**Exercise data:**
------------------------------------

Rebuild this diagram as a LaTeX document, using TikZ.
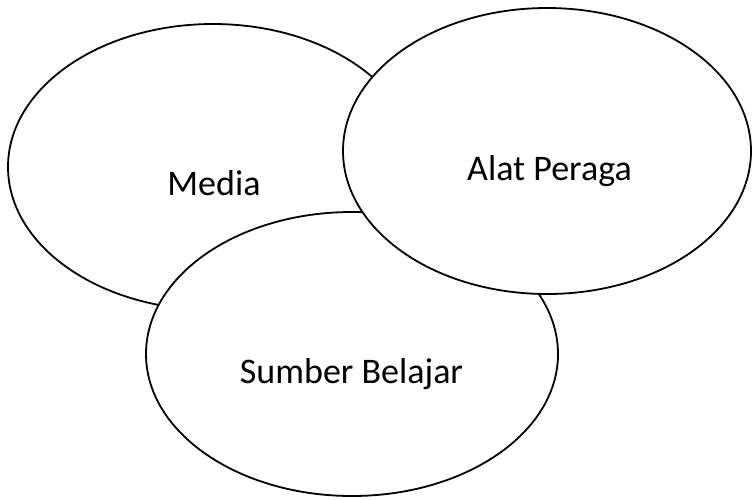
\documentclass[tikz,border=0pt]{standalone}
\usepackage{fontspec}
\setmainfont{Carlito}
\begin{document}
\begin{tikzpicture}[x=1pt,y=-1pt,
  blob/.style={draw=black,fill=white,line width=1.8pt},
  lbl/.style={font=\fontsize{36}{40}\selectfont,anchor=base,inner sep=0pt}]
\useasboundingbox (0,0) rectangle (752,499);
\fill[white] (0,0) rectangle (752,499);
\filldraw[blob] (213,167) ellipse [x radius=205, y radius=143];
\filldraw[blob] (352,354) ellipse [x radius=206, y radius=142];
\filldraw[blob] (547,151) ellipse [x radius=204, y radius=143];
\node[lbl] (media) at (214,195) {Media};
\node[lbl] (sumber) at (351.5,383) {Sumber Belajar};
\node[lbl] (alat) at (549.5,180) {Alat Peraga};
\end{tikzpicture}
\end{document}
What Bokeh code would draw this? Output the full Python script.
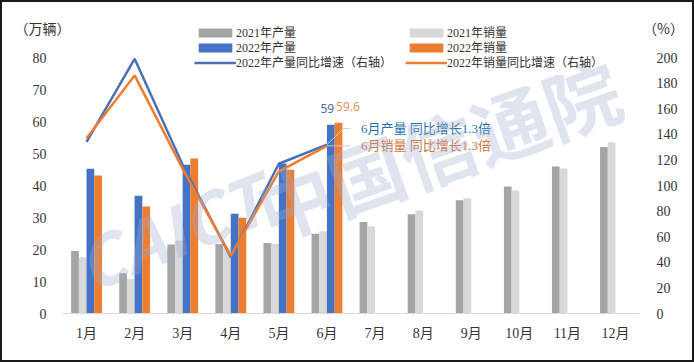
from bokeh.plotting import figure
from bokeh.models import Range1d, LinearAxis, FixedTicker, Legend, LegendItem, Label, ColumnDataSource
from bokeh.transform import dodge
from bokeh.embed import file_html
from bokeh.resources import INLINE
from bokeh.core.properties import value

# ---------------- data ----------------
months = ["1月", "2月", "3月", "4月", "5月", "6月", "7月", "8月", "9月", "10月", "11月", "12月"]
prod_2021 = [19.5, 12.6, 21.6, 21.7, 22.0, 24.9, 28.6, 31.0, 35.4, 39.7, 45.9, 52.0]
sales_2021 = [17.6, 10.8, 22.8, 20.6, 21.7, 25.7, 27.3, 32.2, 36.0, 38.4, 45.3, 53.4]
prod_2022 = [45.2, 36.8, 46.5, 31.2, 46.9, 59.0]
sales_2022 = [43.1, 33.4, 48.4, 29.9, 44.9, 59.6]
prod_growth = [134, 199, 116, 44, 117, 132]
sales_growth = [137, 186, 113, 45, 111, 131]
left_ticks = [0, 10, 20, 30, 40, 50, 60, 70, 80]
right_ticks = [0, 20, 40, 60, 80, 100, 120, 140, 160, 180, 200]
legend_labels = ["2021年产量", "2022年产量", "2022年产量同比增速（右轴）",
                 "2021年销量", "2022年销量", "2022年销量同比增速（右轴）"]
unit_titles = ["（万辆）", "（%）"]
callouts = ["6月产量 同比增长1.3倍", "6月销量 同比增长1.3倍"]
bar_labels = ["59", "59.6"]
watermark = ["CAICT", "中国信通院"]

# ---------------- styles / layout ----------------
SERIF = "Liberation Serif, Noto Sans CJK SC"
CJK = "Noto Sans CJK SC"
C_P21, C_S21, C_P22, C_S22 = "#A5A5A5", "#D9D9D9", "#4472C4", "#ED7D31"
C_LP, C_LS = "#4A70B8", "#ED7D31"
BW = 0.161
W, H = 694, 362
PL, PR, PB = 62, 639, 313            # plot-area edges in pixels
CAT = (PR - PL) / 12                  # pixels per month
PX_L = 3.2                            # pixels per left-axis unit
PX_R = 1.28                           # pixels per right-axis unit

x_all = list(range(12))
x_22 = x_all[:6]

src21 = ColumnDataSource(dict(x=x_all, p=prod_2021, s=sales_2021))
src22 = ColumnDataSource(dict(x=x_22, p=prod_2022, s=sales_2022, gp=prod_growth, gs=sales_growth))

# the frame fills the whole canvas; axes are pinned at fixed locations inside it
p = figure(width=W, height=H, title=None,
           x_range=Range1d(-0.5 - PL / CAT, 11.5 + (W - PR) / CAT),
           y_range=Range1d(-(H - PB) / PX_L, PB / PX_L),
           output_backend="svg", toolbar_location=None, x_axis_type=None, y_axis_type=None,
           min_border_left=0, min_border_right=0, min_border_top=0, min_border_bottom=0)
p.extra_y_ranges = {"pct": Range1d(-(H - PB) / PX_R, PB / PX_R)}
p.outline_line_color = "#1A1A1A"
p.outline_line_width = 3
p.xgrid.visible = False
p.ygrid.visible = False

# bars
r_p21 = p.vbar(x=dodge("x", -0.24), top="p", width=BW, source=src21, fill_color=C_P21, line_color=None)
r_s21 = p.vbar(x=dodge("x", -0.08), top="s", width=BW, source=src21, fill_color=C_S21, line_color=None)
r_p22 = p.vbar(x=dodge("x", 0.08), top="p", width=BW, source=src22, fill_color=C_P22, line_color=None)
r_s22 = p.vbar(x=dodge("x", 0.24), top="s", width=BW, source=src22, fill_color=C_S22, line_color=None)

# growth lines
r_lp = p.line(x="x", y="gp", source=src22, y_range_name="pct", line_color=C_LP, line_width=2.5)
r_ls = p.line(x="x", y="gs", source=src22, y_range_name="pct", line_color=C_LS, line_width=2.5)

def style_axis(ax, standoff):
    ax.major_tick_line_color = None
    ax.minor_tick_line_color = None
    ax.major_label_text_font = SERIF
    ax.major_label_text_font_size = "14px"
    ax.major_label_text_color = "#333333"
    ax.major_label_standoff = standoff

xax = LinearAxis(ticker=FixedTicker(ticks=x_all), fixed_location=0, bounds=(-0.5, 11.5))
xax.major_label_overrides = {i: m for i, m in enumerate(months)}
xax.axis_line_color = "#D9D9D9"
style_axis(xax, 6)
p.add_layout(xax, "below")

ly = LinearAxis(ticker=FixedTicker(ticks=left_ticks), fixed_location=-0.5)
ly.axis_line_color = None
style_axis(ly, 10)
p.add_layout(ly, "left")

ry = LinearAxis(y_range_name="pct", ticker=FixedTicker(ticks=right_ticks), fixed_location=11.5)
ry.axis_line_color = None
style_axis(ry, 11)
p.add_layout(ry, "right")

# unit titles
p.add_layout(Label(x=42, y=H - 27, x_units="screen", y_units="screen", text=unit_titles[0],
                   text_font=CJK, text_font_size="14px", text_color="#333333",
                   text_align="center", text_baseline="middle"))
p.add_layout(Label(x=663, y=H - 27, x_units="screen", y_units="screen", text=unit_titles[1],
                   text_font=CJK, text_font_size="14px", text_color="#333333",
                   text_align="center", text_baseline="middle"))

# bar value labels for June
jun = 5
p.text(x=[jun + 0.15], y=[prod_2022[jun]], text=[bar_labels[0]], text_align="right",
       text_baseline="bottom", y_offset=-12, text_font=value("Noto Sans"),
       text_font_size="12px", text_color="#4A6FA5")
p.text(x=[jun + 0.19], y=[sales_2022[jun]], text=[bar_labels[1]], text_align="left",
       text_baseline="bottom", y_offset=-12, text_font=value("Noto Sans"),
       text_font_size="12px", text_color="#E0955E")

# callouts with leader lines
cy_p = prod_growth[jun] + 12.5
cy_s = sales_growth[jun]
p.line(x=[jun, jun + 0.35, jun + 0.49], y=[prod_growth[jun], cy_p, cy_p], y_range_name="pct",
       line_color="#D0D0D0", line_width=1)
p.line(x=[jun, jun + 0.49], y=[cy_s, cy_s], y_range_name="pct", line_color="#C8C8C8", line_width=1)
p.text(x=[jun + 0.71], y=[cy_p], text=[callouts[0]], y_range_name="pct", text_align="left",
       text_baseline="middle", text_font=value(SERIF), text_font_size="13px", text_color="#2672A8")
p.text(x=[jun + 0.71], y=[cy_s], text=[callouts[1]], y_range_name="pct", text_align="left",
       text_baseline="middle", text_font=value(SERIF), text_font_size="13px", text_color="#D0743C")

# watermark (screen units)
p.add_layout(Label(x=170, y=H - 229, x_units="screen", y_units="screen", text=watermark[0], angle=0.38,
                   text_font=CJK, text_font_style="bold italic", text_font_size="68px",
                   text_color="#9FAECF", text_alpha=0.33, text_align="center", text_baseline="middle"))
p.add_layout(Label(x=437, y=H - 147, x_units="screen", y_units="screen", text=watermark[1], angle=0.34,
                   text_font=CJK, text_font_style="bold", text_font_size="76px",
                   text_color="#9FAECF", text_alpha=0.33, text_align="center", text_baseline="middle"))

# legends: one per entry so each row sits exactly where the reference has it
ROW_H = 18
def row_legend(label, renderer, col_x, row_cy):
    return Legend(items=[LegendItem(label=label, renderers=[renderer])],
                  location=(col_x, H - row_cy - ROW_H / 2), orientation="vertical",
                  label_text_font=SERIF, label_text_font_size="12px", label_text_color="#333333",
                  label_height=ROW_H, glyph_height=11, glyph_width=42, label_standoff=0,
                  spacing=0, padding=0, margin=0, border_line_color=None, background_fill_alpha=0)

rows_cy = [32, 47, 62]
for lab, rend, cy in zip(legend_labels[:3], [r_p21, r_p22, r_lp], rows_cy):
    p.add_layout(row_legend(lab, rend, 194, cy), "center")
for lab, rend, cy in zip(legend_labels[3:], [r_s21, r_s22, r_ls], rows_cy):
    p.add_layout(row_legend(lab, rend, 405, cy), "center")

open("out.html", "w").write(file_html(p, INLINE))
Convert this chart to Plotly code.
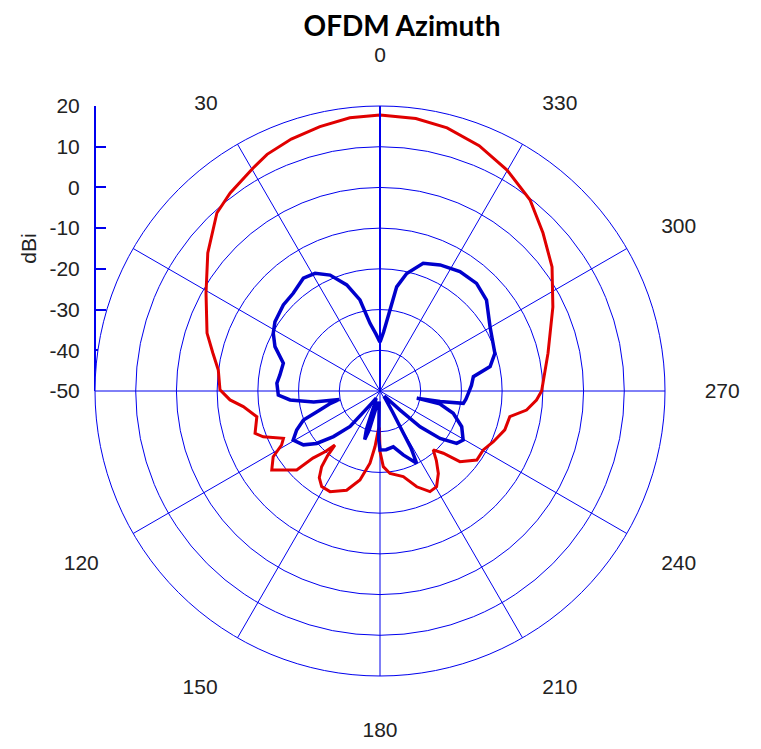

------------------------------------

**Instructions for the task:**
Gather every line containing the word "this" and copy it.

**Solved problem:**
Rebuild this diagram as a LaTeX document, using TikZ.
What Bokeh code would draw this? Output the full Python script.
Convert this chart to Plotly code.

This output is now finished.